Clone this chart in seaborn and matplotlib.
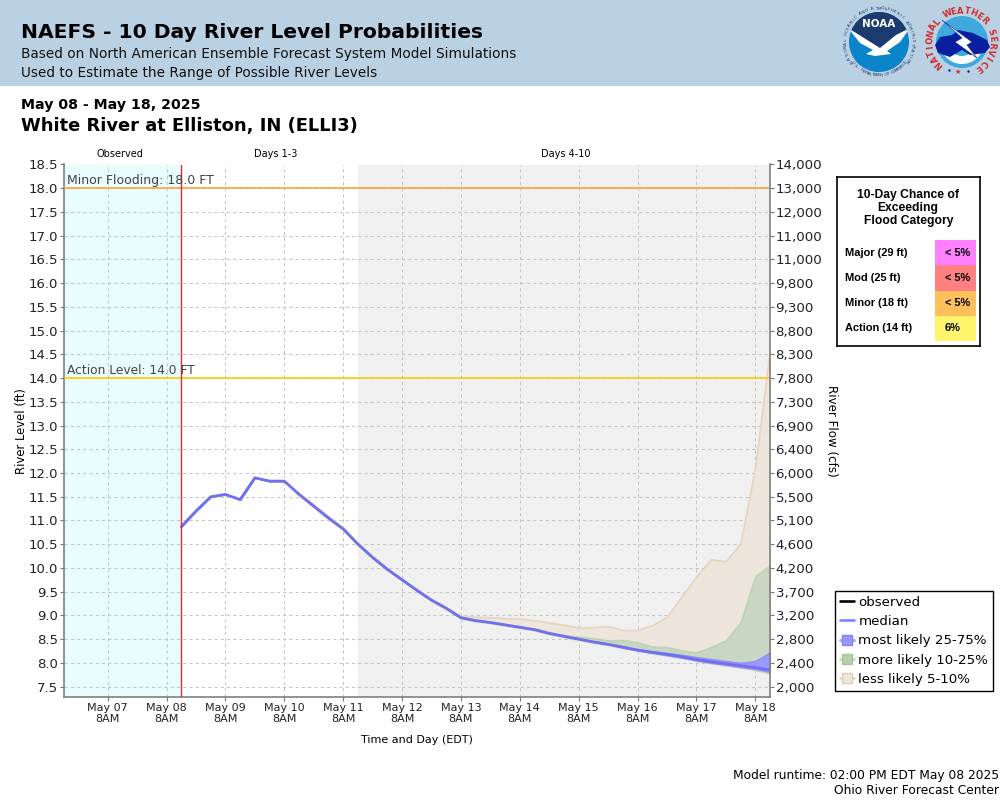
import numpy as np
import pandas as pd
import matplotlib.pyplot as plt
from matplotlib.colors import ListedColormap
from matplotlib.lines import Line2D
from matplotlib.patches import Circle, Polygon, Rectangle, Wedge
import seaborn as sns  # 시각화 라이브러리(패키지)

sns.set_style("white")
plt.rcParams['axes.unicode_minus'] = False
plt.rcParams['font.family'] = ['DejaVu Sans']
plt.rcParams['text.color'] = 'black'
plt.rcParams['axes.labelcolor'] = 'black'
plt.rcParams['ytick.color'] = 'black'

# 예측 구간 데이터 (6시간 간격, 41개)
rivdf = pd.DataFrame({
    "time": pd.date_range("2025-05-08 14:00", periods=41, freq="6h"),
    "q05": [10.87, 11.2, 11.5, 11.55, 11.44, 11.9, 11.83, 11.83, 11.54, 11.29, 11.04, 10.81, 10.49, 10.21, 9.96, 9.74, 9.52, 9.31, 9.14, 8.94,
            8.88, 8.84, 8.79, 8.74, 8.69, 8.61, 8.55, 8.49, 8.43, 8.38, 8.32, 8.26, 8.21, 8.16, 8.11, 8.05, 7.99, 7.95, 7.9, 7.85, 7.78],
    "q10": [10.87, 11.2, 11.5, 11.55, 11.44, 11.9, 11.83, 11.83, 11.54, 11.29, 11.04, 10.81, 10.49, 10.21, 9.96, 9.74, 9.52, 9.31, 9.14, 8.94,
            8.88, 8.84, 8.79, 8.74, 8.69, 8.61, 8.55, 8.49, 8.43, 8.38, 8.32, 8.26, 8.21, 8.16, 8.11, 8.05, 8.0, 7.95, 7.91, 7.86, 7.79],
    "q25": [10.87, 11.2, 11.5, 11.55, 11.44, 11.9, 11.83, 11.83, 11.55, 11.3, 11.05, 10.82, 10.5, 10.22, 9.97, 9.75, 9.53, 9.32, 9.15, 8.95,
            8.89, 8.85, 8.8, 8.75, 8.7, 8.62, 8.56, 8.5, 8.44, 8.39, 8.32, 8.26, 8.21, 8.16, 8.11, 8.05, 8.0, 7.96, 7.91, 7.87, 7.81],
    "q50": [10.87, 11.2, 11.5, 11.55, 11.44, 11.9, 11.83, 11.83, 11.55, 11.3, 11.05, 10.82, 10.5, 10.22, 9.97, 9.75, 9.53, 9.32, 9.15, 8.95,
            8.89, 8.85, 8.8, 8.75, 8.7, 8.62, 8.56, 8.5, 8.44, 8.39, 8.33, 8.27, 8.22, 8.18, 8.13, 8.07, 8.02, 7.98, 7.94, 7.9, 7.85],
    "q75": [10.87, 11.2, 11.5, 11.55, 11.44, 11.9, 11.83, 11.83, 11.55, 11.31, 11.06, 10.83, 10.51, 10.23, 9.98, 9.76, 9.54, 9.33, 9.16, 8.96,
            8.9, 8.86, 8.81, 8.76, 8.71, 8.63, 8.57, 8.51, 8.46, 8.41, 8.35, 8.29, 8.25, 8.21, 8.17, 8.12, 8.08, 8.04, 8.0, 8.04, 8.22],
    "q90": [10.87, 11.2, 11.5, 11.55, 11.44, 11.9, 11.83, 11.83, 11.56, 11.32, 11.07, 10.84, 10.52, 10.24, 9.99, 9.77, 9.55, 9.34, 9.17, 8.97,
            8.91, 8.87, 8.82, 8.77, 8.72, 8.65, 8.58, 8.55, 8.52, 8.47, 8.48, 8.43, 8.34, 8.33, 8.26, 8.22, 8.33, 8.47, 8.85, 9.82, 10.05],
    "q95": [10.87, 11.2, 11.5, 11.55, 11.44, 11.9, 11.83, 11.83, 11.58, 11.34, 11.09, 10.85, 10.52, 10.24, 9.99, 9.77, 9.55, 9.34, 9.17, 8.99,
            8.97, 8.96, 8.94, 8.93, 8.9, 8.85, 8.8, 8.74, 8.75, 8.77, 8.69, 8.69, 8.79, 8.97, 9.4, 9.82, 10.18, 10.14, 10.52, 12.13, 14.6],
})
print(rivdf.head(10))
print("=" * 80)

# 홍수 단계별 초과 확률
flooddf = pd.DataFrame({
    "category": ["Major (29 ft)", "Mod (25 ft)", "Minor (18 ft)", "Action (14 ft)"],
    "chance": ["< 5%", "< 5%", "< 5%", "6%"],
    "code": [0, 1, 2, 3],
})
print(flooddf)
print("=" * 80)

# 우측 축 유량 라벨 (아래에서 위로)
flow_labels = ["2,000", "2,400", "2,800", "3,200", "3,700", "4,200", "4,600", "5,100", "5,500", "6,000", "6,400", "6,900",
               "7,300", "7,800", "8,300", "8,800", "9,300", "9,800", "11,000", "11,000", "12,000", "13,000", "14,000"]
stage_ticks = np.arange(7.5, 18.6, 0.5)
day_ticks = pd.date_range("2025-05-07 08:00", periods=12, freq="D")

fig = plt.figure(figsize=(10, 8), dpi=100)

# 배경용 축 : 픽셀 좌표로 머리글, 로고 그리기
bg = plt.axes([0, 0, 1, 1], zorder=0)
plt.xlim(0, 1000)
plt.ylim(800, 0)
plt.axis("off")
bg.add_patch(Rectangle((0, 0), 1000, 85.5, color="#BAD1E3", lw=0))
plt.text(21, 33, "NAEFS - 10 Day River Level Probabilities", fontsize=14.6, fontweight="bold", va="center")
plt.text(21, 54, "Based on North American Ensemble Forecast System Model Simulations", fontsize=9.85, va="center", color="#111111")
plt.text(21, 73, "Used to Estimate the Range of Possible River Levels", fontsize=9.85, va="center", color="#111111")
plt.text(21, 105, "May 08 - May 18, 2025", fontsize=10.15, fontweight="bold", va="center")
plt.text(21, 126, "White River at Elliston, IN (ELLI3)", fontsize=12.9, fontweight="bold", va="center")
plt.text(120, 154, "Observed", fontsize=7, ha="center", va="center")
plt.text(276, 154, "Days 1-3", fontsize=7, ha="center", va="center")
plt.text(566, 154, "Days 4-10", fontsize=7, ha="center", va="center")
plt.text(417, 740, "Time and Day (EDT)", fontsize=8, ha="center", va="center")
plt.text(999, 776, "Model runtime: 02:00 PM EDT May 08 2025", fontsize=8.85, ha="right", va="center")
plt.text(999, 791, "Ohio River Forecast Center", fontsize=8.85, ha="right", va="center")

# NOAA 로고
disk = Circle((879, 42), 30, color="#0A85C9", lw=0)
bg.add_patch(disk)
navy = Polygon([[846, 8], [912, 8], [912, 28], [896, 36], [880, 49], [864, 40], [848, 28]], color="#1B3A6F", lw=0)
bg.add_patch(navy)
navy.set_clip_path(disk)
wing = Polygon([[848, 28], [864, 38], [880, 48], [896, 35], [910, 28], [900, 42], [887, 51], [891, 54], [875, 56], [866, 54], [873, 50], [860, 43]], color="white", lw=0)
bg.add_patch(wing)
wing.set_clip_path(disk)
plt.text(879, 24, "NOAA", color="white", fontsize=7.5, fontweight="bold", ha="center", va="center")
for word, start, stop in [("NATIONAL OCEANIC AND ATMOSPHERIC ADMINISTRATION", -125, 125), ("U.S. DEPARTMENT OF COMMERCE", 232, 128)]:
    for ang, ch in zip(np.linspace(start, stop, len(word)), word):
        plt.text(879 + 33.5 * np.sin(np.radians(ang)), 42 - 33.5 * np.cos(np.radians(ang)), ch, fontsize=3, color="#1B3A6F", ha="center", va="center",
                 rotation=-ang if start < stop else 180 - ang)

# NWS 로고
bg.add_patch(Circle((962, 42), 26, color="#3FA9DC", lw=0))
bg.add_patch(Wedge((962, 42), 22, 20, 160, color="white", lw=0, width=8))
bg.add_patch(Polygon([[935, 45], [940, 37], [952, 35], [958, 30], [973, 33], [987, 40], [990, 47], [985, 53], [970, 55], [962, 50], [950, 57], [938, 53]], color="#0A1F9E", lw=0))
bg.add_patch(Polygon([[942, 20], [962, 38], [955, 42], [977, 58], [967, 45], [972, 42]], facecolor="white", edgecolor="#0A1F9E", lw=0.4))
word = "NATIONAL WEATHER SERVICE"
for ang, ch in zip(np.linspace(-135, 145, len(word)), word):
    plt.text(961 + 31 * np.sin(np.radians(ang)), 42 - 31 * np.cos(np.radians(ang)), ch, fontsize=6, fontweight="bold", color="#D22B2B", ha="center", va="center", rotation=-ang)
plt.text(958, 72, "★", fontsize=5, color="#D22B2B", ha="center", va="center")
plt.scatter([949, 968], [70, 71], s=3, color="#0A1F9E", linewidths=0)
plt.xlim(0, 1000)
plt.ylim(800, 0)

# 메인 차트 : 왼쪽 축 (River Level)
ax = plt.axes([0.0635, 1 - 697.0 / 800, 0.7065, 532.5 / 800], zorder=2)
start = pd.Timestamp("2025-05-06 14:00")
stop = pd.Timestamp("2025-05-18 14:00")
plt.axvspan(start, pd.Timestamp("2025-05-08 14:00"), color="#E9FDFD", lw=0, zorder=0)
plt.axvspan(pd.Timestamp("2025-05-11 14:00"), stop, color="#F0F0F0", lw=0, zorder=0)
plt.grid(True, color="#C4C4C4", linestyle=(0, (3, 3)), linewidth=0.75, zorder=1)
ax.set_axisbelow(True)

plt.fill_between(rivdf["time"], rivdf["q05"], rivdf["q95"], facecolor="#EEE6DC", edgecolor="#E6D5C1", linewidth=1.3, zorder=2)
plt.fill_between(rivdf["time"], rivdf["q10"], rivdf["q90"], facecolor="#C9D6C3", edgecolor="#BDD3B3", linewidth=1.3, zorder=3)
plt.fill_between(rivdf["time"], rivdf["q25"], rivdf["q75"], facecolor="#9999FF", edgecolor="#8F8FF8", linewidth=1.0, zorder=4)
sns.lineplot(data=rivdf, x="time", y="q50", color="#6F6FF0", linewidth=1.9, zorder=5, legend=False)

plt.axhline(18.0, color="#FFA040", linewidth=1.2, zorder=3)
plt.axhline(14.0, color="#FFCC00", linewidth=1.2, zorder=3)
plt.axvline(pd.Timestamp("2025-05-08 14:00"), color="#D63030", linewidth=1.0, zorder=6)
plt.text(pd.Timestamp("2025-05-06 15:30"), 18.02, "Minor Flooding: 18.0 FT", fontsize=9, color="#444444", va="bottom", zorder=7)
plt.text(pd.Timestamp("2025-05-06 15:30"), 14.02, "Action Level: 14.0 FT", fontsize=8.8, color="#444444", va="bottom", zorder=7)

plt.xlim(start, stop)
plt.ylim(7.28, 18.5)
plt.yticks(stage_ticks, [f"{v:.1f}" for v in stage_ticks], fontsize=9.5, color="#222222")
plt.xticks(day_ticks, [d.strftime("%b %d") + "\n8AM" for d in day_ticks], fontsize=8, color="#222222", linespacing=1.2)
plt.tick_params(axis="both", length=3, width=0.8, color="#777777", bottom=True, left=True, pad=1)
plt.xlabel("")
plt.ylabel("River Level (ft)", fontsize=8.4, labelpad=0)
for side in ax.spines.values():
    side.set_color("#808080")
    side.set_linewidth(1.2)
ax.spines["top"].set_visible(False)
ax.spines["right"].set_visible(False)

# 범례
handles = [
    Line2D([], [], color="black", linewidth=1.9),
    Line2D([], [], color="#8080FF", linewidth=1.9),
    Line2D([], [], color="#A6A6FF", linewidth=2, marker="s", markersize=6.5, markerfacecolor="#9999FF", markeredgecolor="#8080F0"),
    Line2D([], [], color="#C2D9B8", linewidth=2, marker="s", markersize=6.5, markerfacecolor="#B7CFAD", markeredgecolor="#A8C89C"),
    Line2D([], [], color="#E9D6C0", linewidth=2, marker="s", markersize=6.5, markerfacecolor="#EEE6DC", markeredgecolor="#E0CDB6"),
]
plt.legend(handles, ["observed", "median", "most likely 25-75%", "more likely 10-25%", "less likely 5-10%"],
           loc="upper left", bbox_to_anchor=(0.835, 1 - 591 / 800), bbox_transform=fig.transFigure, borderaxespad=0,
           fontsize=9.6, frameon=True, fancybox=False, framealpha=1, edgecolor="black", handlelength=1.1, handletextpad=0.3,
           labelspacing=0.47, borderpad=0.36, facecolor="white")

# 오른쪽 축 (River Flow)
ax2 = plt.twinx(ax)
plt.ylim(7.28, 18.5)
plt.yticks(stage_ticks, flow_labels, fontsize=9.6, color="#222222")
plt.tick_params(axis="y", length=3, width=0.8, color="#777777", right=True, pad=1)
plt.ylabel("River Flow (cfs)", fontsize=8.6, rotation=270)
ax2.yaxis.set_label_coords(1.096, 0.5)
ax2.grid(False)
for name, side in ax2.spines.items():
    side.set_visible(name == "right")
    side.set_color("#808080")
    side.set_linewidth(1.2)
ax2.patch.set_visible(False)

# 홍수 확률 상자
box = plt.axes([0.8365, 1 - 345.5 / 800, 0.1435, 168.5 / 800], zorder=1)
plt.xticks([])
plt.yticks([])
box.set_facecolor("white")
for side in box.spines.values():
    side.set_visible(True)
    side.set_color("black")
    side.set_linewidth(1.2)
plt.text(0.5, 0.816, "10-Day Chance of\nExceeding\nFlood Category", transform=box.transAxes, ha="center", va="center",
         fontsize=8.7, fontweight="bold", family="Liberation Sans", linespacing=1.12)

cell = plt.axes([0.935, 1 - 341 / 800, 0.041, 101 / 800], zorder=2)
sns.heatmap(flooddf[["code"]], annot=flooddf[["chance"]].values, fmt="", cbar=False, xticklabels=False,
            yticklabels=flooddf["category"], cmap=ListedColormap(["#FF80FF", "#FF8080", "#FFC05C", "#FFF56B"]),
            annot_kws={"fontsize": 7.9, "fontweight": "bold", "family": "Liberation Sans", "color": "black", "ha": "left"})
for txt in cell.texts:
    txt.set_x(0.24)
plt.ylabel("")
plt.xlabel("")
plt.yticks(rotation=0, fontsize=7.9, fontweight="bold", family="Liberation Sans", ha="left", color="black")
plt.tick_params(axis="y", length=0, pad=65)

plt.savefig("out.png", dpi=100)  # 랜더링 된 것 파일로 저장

** EXERCISE BRIEF **
Repeat the listing above up to and including the line with "plt.rcParams['ytick.color'] = 'black'", starting from its first line. Drop any pictures.

** TASK OUTPUT **
Clone this chart in seaborn and matplotlib.
import numpy as np
import pandas as pd
import matplotlib.pyplot as plt
from matplotlib.colors import ListedColormap
from matplotlib.lines import Line2D
from matplotlib.patches import Circle, Polygon, Rectangle, Wedge
import seaborn as sns  # 시각화 라이브러리(패키지)

sns.set_style("white")
plt.rcParams['axes.unicode_minus'] = False
plt.rcParams['font.family'] = ['DejaVu Sans']
plt.rcParams['text.color'] = 'black'
plt.rcParams['axes.labelcolor'] = 'black'
plt.rcParams['ytick.color'] = 'black'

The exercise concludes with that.